Dr Milica Vasiljevic, corresponding author of the study, said: “Increased availability of lower strength alcohol products has the potential to reduce alcohol consumption if consumers select these products instead of ones with higher alcohol content.

“If not, they may simply increase the number of occasions on which people drink alcohol.

“Our findings suggest that products containing less alcohol than regular strength wines and beers may be being marketed to replace soft drinks rather than products with higher alcohol content.

“Marketing lower strength alcohol wine and beer as being healthier than regular strength products and suitable for all occasions may paradoxically encourage greater alcohol consumption.

“Thus, measures apparently intended to benefit public health, such as the wider availability of lower alcohol products may in fact benefit industry to the detriment of health.”

The authors compared messages on 86 web pages advertising 41 lower strength wines and 48 web pages marketing 16 lower strength beers, finding that messages about occasions, alcohol content and health were more often present for lower strength alcohol products than for regular strength products.

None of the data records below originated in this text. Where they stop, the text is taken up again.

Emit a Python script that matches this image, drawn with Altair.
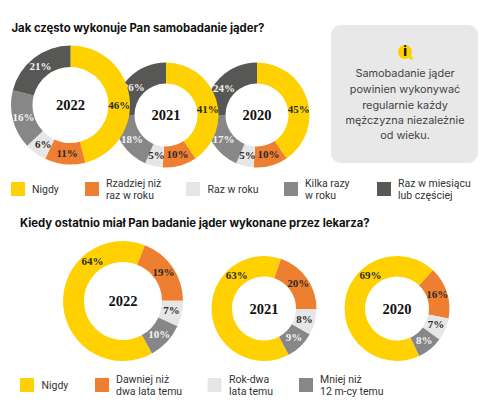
import altair as alt
import pandas as pd
import math

TOP_CATS = ["Nigdy", "Rzadziej niż raz w roku", "Raz w roku", "Kilka razy w roku", "Raz w miesiącu lub częściej"]
# printed percentages
TOP_VALUES = {"2022": [46, 11, 6, 16, 21], "2021": [41, 10, 5, 18, 26], "2020": [45, 10, 5, 17, 24]}
# slice sizes as drawn in the picture (the 2020 ring is drawn with other proportions than it prints)
TOP_DRAWN = {"2022": [46, 11, 6, 16, 21], "2021": [40.5, 10.5, 5.5, 18.5, 25], "2020": [40.5, 10.5, 5.5, 18.5, 25]}
BOT_CATS = ["Nigdy", "Dawniej niż dwa lata temu", "Rok-dwa lata temu", "Mniej niż 12 m-cy temu"]
BOT_VALUES = {"2022": [64, 19, 7, 10], "2021": [63, 20, 8, 9], "2020": [69, 16, 7, 8]}
TITLE_TOP = "Jak często wykonuje Pan samobadanie jąder?"
TITLE_BOT = "Kiedy ostatnio miał Pan badanie jąder wykonane przez lekarza?"
INFO_LINES = ["Samobadanie jąder", "powinien wykonywać", "regularnie każdy", "mężczyzna niezależnie", "od wieku."]

# where each percentage sits around its ring, degrees clockwise from the top
TOP_LABEL_DEG = {"2022": [91, 184, 214, 255, 322], "2021": [83, 164, 193, 234, 310], "2020": [83, 164, 193, 233, 308]}
BOT_LABEL_DEG = {"2022": [322, 55, 102, 133], "2021": [320, 54, 106, 135], "2020": [321, 72, 113, 140]}

COLORS = {"Nigdy": "#FFD100", "Rzadziej niż raz w roku": "#EE7F31", "Raz w roku": "#E6E6E6",
          "Kilka razy w roku": "#878787", "Raz w miesiącu lub częściej": "#575756",
          "Dawniej niż dwa lata temu": "#EE7F31", "Rok-dwa lata temu": "#E6E6E6", "Mniej niż 12 m-cy temu": "#878787"}
LIGHT_TEXT = ["Kilka razy w roku", "Raz w miesiącu lub częściej", "Mniej niż 12 m-cy temu"]
color_scale = alt.Scale(domain=list(COLORS), range=list(COLORS.values()))
NARROW = "Liberation Sans Narrow"
DIN = "Roboto"

OX, OY = 8, 8
def X(p): return p - OX
def Y(p): return p - OY

def donut(year, cats, drawn, printed, degs, cx, cy, R, r, start_deg):
    s = math.radians(start_deg)
    df = pd.DataFrame({"cat": cats, "v": drawn, "i": list(range(len(cats)))})
    arc = alt.Chart(df).mark_arc(radius=R, radius2=r).encode(
        theta=alt.Theta("v:Q", stack=True, scale=alt.Scale(domain=[0, sum(drawn)], range=[s, s + 2 * math.pi])),
        order=alt.Order("i:Q"), x=alt.value(X(cx)), y=alt.value(Y(cy)),
        color=alt.Color("cat:N", scale=color_scale, legend=None))
    ldf = pd.DataFrame({"cat": cats, "t": [f"{p}%" for p in printed], "deg": degs})
    lab = alt.Chart(ldf).mark_text(radius=(R + r) / 2, font=NARROW, fontSize=11, fontWeight=700).encode(
        theta=alt.Theta("deg:Q", stack=None, scale=alt.Scale(domain=[0, 360], range=[0, 2 * math.pi])),
        x=alt.value(X(cx)), y=alt.value(Y(cy)), text="t:N",
        color=alt.condition(alt.FieldOneOfPredicate(field="cat", oneOf=LIGHT_TEXT), alt.value("#f4f4f4"), alt.value("#2a2a2a")))
    yr = label(year, cx, cy + 1, size=14.5, font=NARROW, weight=700, color="#111111", align="center")
    return [arc, lab, yr]

def label(txt, px, py, size=10.5, font=DIN, weight=400, color="#333333", align="left"):
    return alt.Chart(pd.DataFrame({"t": [txt]})).mark_text(
        font=font, fontSize=size, fontWeight=weight, color=color, align=align, baseline="middle"
    ).encode(text="t:N", x=alt.value(X(px)), y=alt.value(Y(py)))

def legend_item(cat, sx, sy, lines, tx):
    sw = alt.Chart(pd.DataFrame({"cat": [cat]})).mark_square(size=196, opacity=1).encode(
        x=alt.value(X(sx)), y=alt.value(Y(sy)), color=alt.Color("cat:N", scale=color_scale, legend=None))
    out = [sw]
    if len(lines) == 1:
        out.append(label(lines[0], tx, sy + 1))
    else:
        out.append(label(lines[0], tx, sy - 5))
        out.append(label(lines[1], tx, sy + 7))
    return out

layers = []
for y, cx, cy, R, r in [("2020", 257, 115, 52.5, 31.5), ("2021", 166, 115, 52.5, 31.5), ("2022", 70.5, 105, 59.5, 38)]:
    layers += donut(y, TOP_CATS, TOP_DRAWN[y], TOP_VALUES[y], TOP_LABEL_DEG[y], cx, cy, R, r, 0)
for y, cx, cy, R, r, s in [("2022", 123, 301, 60, 39, 151), ("2021", 264, 308.5, 52.5, 32, 152), ("2020", 397, 308.5, 52.5, 32, 155)]:
    layers += donut(y, BOT_CATS, BOT_VALUES[y], BOT_VALUES[y], BOT_LABEL_DEG[y], cx, cy, R, r, s)

layers.append(label(TITLE_TOP, 11.5, 29, size=11.3, font="Inter", weight=700, color="#111111"))
layers.append(label(TITLE_BOT, 20, 224, size=11.3, font="Inter", weight=700, color="#111111"))

layers += legend_item(TOP_CATS[0], 18, 189, ["Nigdy"], 32)
layers += legend_item(TOP_CATS[1], 92, 189, ["Rzadziej niż", "raz w roku"], 106)
layers += legend_item(TOP_CATS[2], 193, 189, ["Raz w roku"], 207.5)
layers += legend_item(TOP_CATS[3], 291, 189, ["Kilka razy", "w roku"], 305)
layers += legend_item(TOP_CATS[4], 384, 189, ["Raz w miesiącu", "lub częściej"], 398)

layers += legend_item(BOT_CATS[0], 27, 385, ["Nigdy"], 41.5)
layers += legend_item(BOT_CATS[1], 102, 385, ["Dawniej niż", "dwa lata temu"], 116)
layers += legend_item(BOT_CATS[2], 214.5, 385, ["Rok-dwa", "lata temu"], 229)
layers += legend_item(BOT_CATS[3], 306, 385, ["Mniej niż", "12 m-cy temu"], 320)

layers.append(alt.Chart(pd.DataFrame({"a": [1]})).mark_rect(color="#E8E8E8", cornerRadius=10).encode(
    x=alt.value(X(331)), x2=alt.value(X(478)), y=alt.value(Y(25)), y2=alt.value(Y(163))))
layers.append(alt.Chart(pd.DataFrame({"a": [1]})).mark_circle(size=200, color="#FFD100", opacity=1).encode(
    x=alt.value(X(405)), y=alt.value(Y(52))))
layers.append(alt.Chart(pd.DataFrame({"a": [1]})).mark_square(size=10, color="#FFD100", opacity=1).encode(
    x=alt.value(X(411)), y=alt.value(Y(58))))
layers.append(label("i", 405, 52, size=13, font="Inter", weight=800, color="#111111", align="center"))
for line, py in zip(INFO_LINES, [74, 90, 105.5, 121, 136]):
    layers.append(label(line, 405, py, size=10.9, font="Inter", color="#444444", align="center"))

chart = alt.layer(*layers).resolve_scale(theta="independent").properties(
    width=484, height=392, padding=0, background="#ffffff",
    autosize=alt.AutoSizeParams(type="none"),
).configure_view(stroke=None)
chart.save("out.html", embed_options={"renderer": "svg", "actions": False})
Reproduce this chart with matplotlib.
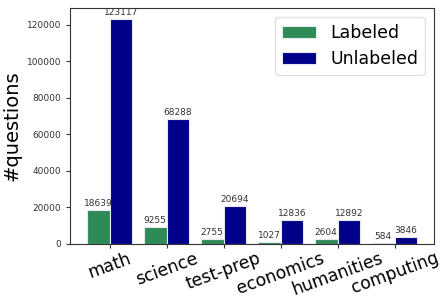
import matplotlib
matplotlib.use("Agg")
import matplotlib.pyplot as plt
import numpy as np

categories = ["math", "science", "test-prep", "economics", "humanities", "computing"]
labeled = [18639, 9255, 2755, 1027, 2604, 584]
unlabeled = [123117, 68288, 20694, 12836, 12892, 3846]

fig, ax = plt.subplots(figsize=(4.4, 2.99), dpi=100)
x = np.arange(len(categories))
w = 0.4
b1 = ax.bar(x - w / 2, labeled, width=w, color="#2E8B57", edgecolor="#e6e6f0",
            linewidth=0.8, label="Labeled")
b2 = ax.bar(x + w / 2, unlabeled, width=w, color="#000088", edgecolor="#e6e6f0",
            linewidth=0.8, label="Unlabeled")

for bars in (b1, b2):
    for r in bars:
        h = r.get_height()
        ax.annotate(f"{int(h)}", (r.get_x() + r.get_width() / 2, h),
                    xytext=(0, 1.5), textcoords="offset points",
                    ha="center", va="bottom", fontsize=6.5, color="#333333")

ax.set_ylim(0, max(unlabeled) * 1.05)
ax.set_xticks(x)
ax.set_xticklabels(categories, rotation=20, fontsize=12.3)
ax.tick_params(axis="y", labelsize=6.5, colors="#333333", length=3)
ax.tick_params(axis="x", length=3, pad=1, colors="#333333", labelcolor="black")
ax.set_ylabel("#questions", fontsize=14)
for s in ax.spines.values():
    s.set_color("#333333")
ax.legend(loc="upper right", fontsize=12.5, handlelength=2.0, framealpha=0.9,
          edgecolor="#dddddd")

fig.subplots_adjust(left=0.16, right=0.986, top=0.973, bottom=0.185)
fig.savefig("out.png", dpi=100)
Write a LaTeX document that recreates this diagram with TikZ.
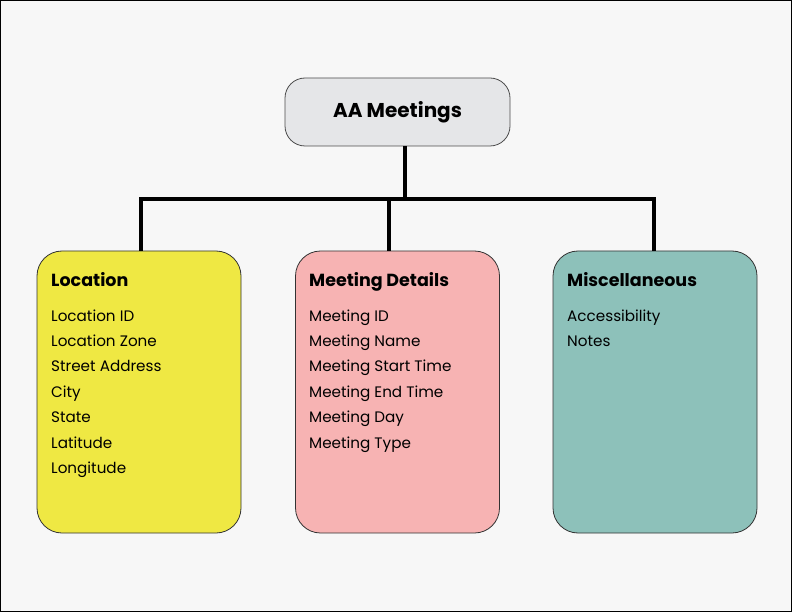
\documentclass[tikz,border=0pt]{standalone}
\usepackage{fontspec}
\setmainfont{Poppins}
\usetikzlibrary{positioning}

\definecolor{pagebg}{HTML}{F7F7F7}
\definecolor{rootgray}{HTML}{E5E6E8}
\definecolor{locyellow}{HTML}{EFE843}
\definecolor{detpink}{HTML}{F7B3B3}
\definecolor{miscteal}{HTML}{8DC1BA}

\tikzset{
  rootbox/.style={draw=black!70, line width=0.8pt, rounded corners=20pt, fill=rootgray,
    minimum width=225pt, minimum height=68pt, font=\fontsize{20}{24}\selectfont\bfseries},
  groupbox/.style={draw=black!80, line width=0.8pt, rounded corners=25pt,
    minimum width=204pt, minimum height=282pt},
  grouptitle/.style={anchor=base west, inner sep=0pt, font=\fontsize{17.5}{20}\selectfont\bfseries},
  field/.style={anchor=base west, inner sep=0pt, font=\fontsize{15.2}{18}\selectfont},
  bus/.style={line width=4pt}
}

\begin{document}
\begin{tikzpicture}[x=1pt,y=-1pt]
\useasboundingbox (0,0) rectangle (792,612);
\fill[pagebg] (0,0) rectangle (792,612);
\draw[line width=2pt] (0,0) rectangle (792,612);

\node[rootbox] (root) at (397.5,112) {AA Meetings};

\node[groupbox, fill=locyellow] (loc) at (139,392) {};
\node[groupbox, fill=detpink] (det) at (397.5,392) {};
\node[groupbox, fill=miscteal] (misc) at (655,392) {};

\coordinate (hub) at (405,199);
\coordinate (busleft) at (141,199);
\coordinate (busmid) at (389,199);
\coordinate (busright) at (654,199);

\draw[bus] (root.south -| hub) -- (hub);
\draw[bus] ([xshift=-2pt]busleft) -- ([xshift=2pt]busright);
\draw[bus] (busleft) -- (busleft |- loc.north);
\draw[bus] (busmid) -- (busmid |- det.north);
\draw[bus] (busright) -- (busright |- misc.north);

\node[grouptitle] (loctitle) at (51,287) {Location};
\foreach \fld [count=\i] in {Location ID, Location Zone, Street Address, City, State, Latitude, Longitude}
  \node[field] (loc-\i) at (51,{321+25.4*(\i-1)}) {\fld};

\node[grouptitle] (dettitle) at (309,287) {Meeting Details};
\foreach \fld [count=\i] in {Meeting ID, Meeting Name, Meeting Start Time, Meeting End Time, Meeting Day, Meeting Type}
  \node[field] (det-\i) at (309,{321+25.4*(\i-1)}) {\fld};

\node[grouptitle] (misctitle) at (567,287) {Miscellaneous};
\foreach \fld [count=\i] in {Accessibility, Notes}
  \node[field] (misc-\i) at (567,{321+25.4*(\i-1)}) {\fld};
\end{tikzpicture}
\end{document}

They did not find any messages about drinking less or harm associated with alcohol consumption.

Dr Vasiljevic said: “Future studies could usefully extend the present findings by including other marketing platforms, and going beyond the UK context to examine the marketing messages associated with lower and regular strength wines and beers in other countries.”

A spokeswoman for the Portman Group – a trade body which includes manufacturers Carlsberg, Diageo Great Britain and InBev UK, said: “I’m sure most people would agree that the phenomenal growth in innovative and great tasting low and no-alcohol drinks is a good thing and will be entirely baffled by another academic study that seems to be suggesting otherwise.”